Et que dire de ce final ? En voyant les camions de bois à la fin, mon esprit à automatiquement dérivé vers Wolverine, premier du nom. Vu le nanard, c’était pas vraiment la meilleures référence à faire.
Alors il y a une solution : ne pas regarder une série avant qu’elle soit clôturée. Tenter de trouver des bilans comme ici, avec le risque de se spoiler, et voir quelles saisons valent le coup. Mais bon, on a un peu l’impression d’arriver après la bataille, de ne pas partager l’enthousiasme collectif. C’est un choix à faire…
C’est ce que je fais depuis un certain temps. Il y a tellement de séries à voir qu’on peut se permettre, avec un peu de patience, d’attendre de voir ce que ça va donner.

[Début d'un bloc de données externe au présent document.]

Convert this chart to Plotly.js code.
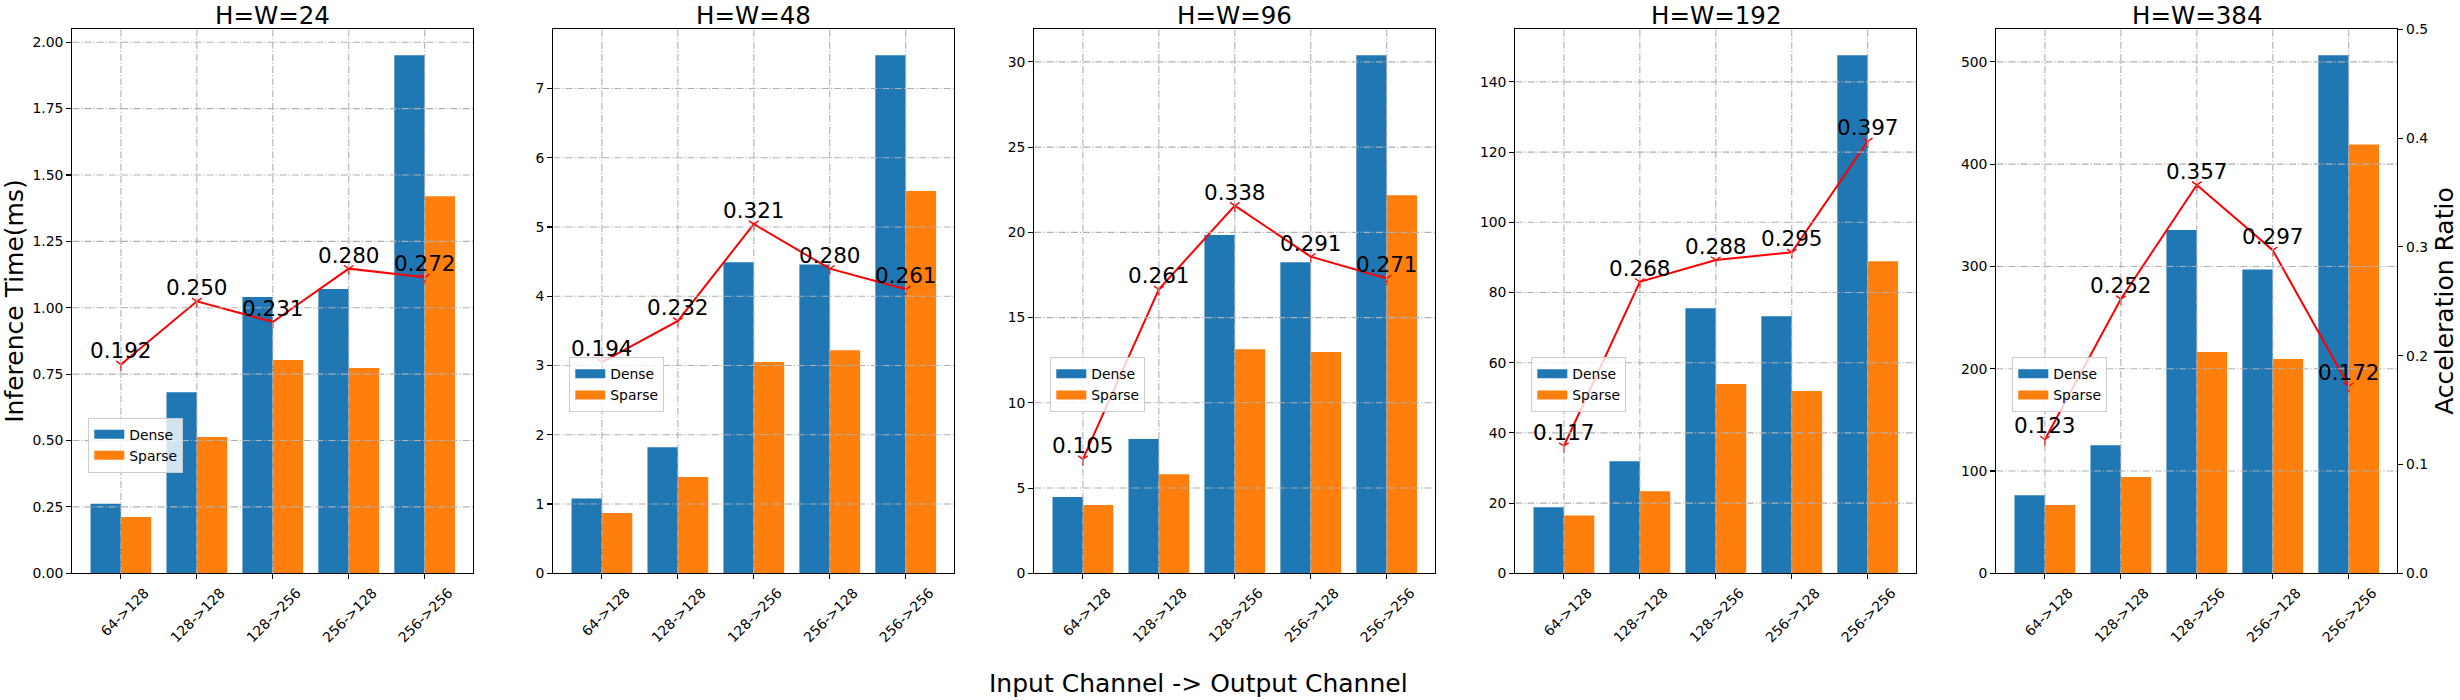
<!DOCTYPE html>
<html><head><meta charset="utf-8">
<script src="https://cdn.plot.ly/plotly-3.0.1.min.js"></script>
<style>html,body{margin:0;padding:0;background:#fff}</style>
</head><body><div id="chart" style="width:2460px;height:700px"></div>
<script>
// ---- data ----
const categories = ['64->128', '128->128', '128->256', '256->128', '256->256'];
const panelTitles = ['H=W=24', 'H=W=48', 'H=W=96', 'H=W=192', 'H=W=384'];

const dense24  = [0.262, 0.682, 1.040, 1.071, 1.951];
const sparse24 = [0.212, 0.513, 0.803, 0.773, 1.420];
const ratio24  = [0.192, 0.250, 0.231, 0.280, 0.272];

const dense48  = [1.08, 1.82, 4.49, 4.46, 7.48];
const sparse48 = [0.87, 1.39, 3.05, 3.22, 5.52];
const ratio48  = [0.194, 0.232, 0.321, 0.280, 0.261];

const dense96  = [4.48, 7.88, 19.84, 18.25, 30.39];
const sparse96 = [4.01, 5.81, 13.14, 12.98, 22.17];
const ratio96  = [0.105, 0.261, 0.338, 0.291, 0.271];

const dense192  = [18.8, 31.9, 75.5, 73.2, 147.6];
const sparse192 = [16.5, 23.4, 53.9, 51.9, 88.9];
const ratio192  = [0.117, 0.268, 0.288, 0.295, 0.397];

const dense384  = [76.4, 125.2, 335.5, 297.1, 506.5];
const sparse384 = [66.8, 94.2, 216.4, 209.4, 419.3];
const ratio384  = [0.123, 0.252, 0.357, 0.297, 0.172];

const denseSeries  = [dense24, dense48, dense96, dense192, dense384];
const sparseSeries = [sparse24, sparse48, sparse96, sparse192, sparse384];
const ratioSeries  = [ratio24, ratio48, ratio96, ratio192, ratio384];

const yTickStep   = [0.25, 1, 5, 20, 100];
const yTickFormat = ['.2f', '', '', '', ''];
const ratioRange  = [0, 0.5];
const ratioStep   = 0.1;

// ---- layout geometry (px) ----
const W = 2460, H = 700;
const axLeft = [72.3, 553.3, 1034.3, 1515.3, 1996.3];
const axWidth = 401;
const axTop = 29.3, axBottom = 573.3;
const legendPos = [[88.3, 417.6], [569.3, 357.3], [1050.3, 357.3], [1531.3, 357.3], [2012.3, 357.3]];

const FONT = 'DejaVu Sans';
const BLUE = '#1f77b4', ORANGE = '#ff7f0e';
const GRID = {color: '#b0b0b0', width: 1.1, dash: '7px,2px,1.2px,2px'};

const yDom = [1 - axBottom / H, 1 - axTop / H];
const traces = [];
const layout = {
  width: W, height: H,
  margin: {l: 0, r: 0, t: 0, b: 0},
  paper_bgcolor: '#fff', plot_bgcolor: '#fff',
  font: {family: FONT, color: '#000', size: 14},
  barmode: 'group', bargap: 0.2, bargroupgap: 0,
  showlegend: true,
  annotations: [], shapes: []
};

for (let p = 0; p < 5; p++) {
  const n = p + 1, n2 = p + 6;
  const xa = 'x' + n, ya = 'y' + n, ya2 = 'y' + n2;
  const legName = p === 0 ? 'legend' : 'legend' + n;
  const yMax = Math.max(...denseSeries[p]) * 1.05;

  layout['xaxis' + n] = {
    domain: [axLeft[p] / W, (axLeft[p] + axWidth) / W], anchor: ya,
    type: 'category', range: [-0.64, 4.64],
    showline: true, mirror: true, linecolor: '#000', linewidth: 1.1,
    ticks: 'outside', ticklen: 5, tickwidth: 1.1, tickcolor: '#000',
    tickangle: -45, ticklabelshift: 24, ticklabelstandoff: 0,
    tickfont: {family: FONT, size: 13.9, color: '#000'},
    showgrid: false, zeroline: false, fixedrange: true
  };
  layout['yaxis' + n] = {
    domain: yDom, anchor: xa, range: [0, yMax],
    tickmode: 'linear', tick0: 0, dtick: yTickStep[p], tickformat: yTickFormat[p],
    showline: true, mirror: true, linecolor: '#000', linewidth: 1.1,
    ticks: 'outside', ticklen: 5, tickwidth: 1.1, tickcolor: '#000',
    tickfont: {family: FONT, size: 13.9, color: '#000'},
    showgrid: false, zeroline: false, fixedrange: true
  };
  const last = p === 4;
  layout['yaxis' + n2] = {
    overlaying: ya, anchor: xa, side: 'right', range: ratioRange,
    tickmode: 'linear', tick0: 0, dtick: ratioStep, tickformat: '.1f',
    showticklabels: last, ticks: last ? 'outside' : '',
    ticklen: 5, tickwidth: 1.1, tickcolor: '#000',
    tickfont: {family: FONT, size: 13.9, color: '#000'},
    showline: false, showgrid: false, zeroline: false, fixedrange: true
  };

  layout[legName] = {
    x: legendPos[p][0] / W, y: 1 - legendPos[p][1] / H,
    xanchor: 'left', yanchor: 'top',
    bgcolor: 'rgba(255,255,255,0.8)', bordercolor: '#cccccc', borderwidth: 1,
    font: {family: FONT, size: 13.9, color: '#000'},
    tracegroupgap: 0
  };

  traces.push({
    type: 'bar', x: categories, y: denseSeries[p], name: 'Dense',
    xaxis: xa, yaxis: ya, marker: {color: BLUE, line: {width: 0}}, showlegend: false
  });
  traces.push({
    type: 'bar', x: categories, y: sparseSeries[p], name: 'Sparse',
    xaxis: xa, yaxis: ya, marker: {color: ORANGE, line: {width: 0}}, showlegend: false
  });
  traces.push({
    type: 'scatter', mode: 'lines+markers', x: categories, y: ratioSeries[p],
    xaxis: xa, yaxis: ya2, line: {color: '#ff0000', width: 2},
    marker: {symbol: 'y-down', size: 8, color: '#ff0000', line: {color: '#ff0000', width: 1.4}},
    showlegend: false
  });
  // legend entries
  traces.push({
    type: 'scatter', mode: 'lines', x: [null], y: [null], name: 'Dense',
    xaxis: xa, yaxis: ya, legend: legName, line: {color: BLUE, width: 9}, showlegend: true
  });
  traces.push({
    type: 'scatter', mode: 'lines', x: [null], y: [null], name: 'Sparse',
    xaxis: xa, yaxis: ya, legend: legName, line: {color: ORANGE, width: 9}, showlegend: true
  });

  // grid lines (drawn above bars, as in the reference)
  for (let v = yTickStep[p]; v <= yMax + 1e-9; v += yTickStep[p]) {
    layout.shapes.push({
      type: 'line', layer: 'above', xref: xa + ' domain', yref: ya,
      x0: 0, x1: 1, y0: v, y1: v, line: GRID
    });
  }
  for (let k = 0; k < categories.length; k++) {
    layout.shapes.push({
      type: 'line', layer: 'above', xref: xa, yref: ya + ' domain',
      x0: k, x1: k, y0: 0, y1: 1, line: GRID
    });
  }

  // ratio value labels
  ratioSeries[p].forEach((r, k) => {
    layout.annotations.push({
      xref: xa, yref: ya2, x: k, y: r, text: r.toFixed(3),
      showarrow: false, xanchor: 'center', yanchor: 'bottom', yshift: -1,
      font: {family: FONT, size: 21.5, color: '#000'}
    });
  });

  // panel title
  layout.annotations.push({
    xref: 'paper', yref: 'paper', x: (axLeft[p] + axWidth / 2) / W, y: 1,
    text: panelTitles[p], showarrow: false, xanchor: 'center', yanchor: 'top',
    borderpad: 0, yshift: 0,
    font: {family: FONT, size: 24.5, color: '#000'}
  });
}

// axis titles
layout.annotations.push({
  xref: 'paper', yref: 'paper', x: 0, y: (yDom[0] + yDom[1]) / 2,
  xanchor: 'left', yanchor: 'middle', xshift: -2, textangle: -90,
  text: 'Inference Time(ms)', showarrow: false,
  font: {family: FONT, size: 25, color: '#000'}
});
layout.annotations.push({
  xref: 'paper', yref: 'paper', x: 2428 / W, y: (yDom[0] + yDom[1]) / 2,
  xanchor: 'left', yanchor: 'middle', textangle: -90,
  text: 'Acceleration Ratio', showarrow: false,
  font: {family: FONT, size: 25, color: '#000'}
});
layout.annotations.push({
  xref: 'paper', yref: 'paper', x: 1198 / W, y: 0,
  xanchor: 'center', yanchor: 'bottom',
  text: 'Input Channel -> Output Channel', showarrow: false,
  font: {family: FONT, size: 25, color: '#000'}
});

Plotly.newPlot('chart', traces, layout, {displayModeBar: false, staticPlot: true});
</script>
</body></html>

Par exemple, je suis en train de me faire l’intégrale de Fringe en ce moment. J’ai arrêté de regarder Breaking Bad depuis plusieurs saisons, et j’attends les critiques du tout dernier épisode avant de reprendre. Je m’étais fait The Shield et The Wire une fois les séries finies. J’ai commencé à regarder Misfits, et j’ai arrêté après trois saisons. En fait, quand une saison devient plus « faible », je ne m’obstine pas, sauf rares exceptions, et je ne reprends que si les critiques du reste sont vraiment bonnes. Dexter, j’ai arrêté après avoir regardé quelques épisodes de la saison 5. Bref, c’est parfaitement gérable, il suffit d’avoir des « cobayes » autour de soi 🙂
« Spoiler »
La mort simulée , et le gars qui travaille sur un chantier , du Jack Bauer …
Et puis Dexter , qui prend conscience du mal qu’il fait autour de lui avec la mort de Debra, sympa mon grand , il t’as fallu 8 saisons , et Rita !
La technique du « je regarderai si au final on me dit que c’est bien ». Si le monde entier faisait la même chose, aucune série dans AUCUN pays ne dépasserait le pilote. Je comprend la logique, hein. Je dis juste que si on veut des bonnes séries, il faut les regarder (même si dans notre cas, attendre pour une série US peut se défendre.)